Are There Any Strategic Decisions Surrounding the Downgrade Decision?

The differences between New Jersey's diversionary programs can in some circumstances create interesting choices. As a general rule, it is better to face misdemeanor charges than it is to face felony charges simply because one's exposure to jail is less on a misdemeanor charge than it is on a felony charge. In addition, a felony charge carries with it a much greater stigma in our society.
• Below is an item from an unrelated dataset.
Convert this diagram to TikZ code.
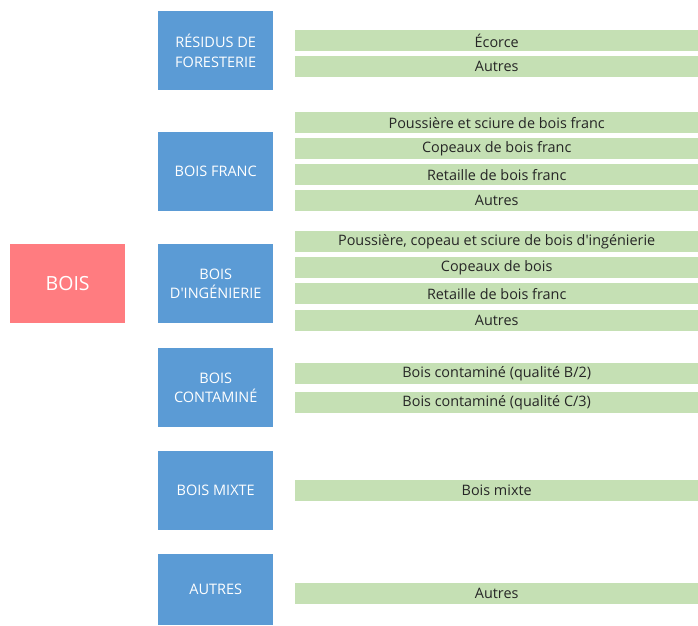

A simple example can illustrate the strategic choices that can arise when considering a diversion. A man gets into an argument with his elderly father and strikes him, breaking his nose. The man has no criminal history, there are no witnesses to the assault and the elderly father has alzheimer's and can't remember anything. In New Jersey the son would likely be charged with a second degree felony, aggravated assault. If the accused was a first time offender, given there are no witnesses and given the fact that the father can't remember the incident, it is very possible that a prosecutor would consider downgrading the charge to a disorderly persons (misdemeanor) simple assault charge. At first blush this would appear to be a good result because the accused would then only have to worry about a misdemeanor charge prosecuted in Municipal Court rather than a felony charge prosecuted in Superior Court. However, once the matter is downgraded the chances of securing a dismissal are limited to the prosecutor dismissing the charge outright (which is rare) or being found not guilty after trial. Remember, PTI only applies to felony charges and the Conditional Discharge only applies to misdemeanor drug charges. Because the downgraded simple assault charge is a misdemeanor, the accused would not be eligible for either the PTI Program or the Conditional Discharge Program. This leaves the Conditional Dismissal Program. The Conditional Dismissal Program specifically bars admission to individuals charged with an offenses against the elderly. In this example the accused would not be eligible for the Conditional Dismissal Program and would be forced to either negotiate a plea bargain or go to trial.

Can the Downgrade Decision be Influenced?

While the "downgrade" decision lies exclusively with the prosecutor, a competent criminal defense attorney, provided he is retained prior to or shortly after the accused is charged, can sometimes influence the prosecutor's decision by providing the prosecution with information about the facts and circumstances surrounding the alleged crime and by providing information about the background of the accused. In addition, a criminal defense attorney, once again, provided he is retained early, can request that a charge not be downgraded with the understanding that the prosecutor will not object to the accused's entry into the PTI Program. These strategic decisions can have a profound effect upon the course of a prosecution and on the course of the accused's life. In the above example, there is a strong possibility that a prosecutor would consider admission to the PTI Program rather than downgrading the charge. This is arguably a better result than a downgrade where no diversion option exists.

While the decision to downgrade lies exclusively with the prosecutor, the prosecutor's decision can in some instances be influenced or even changed, provided competent counsel understands the law, his client's needs and provided he is retained early.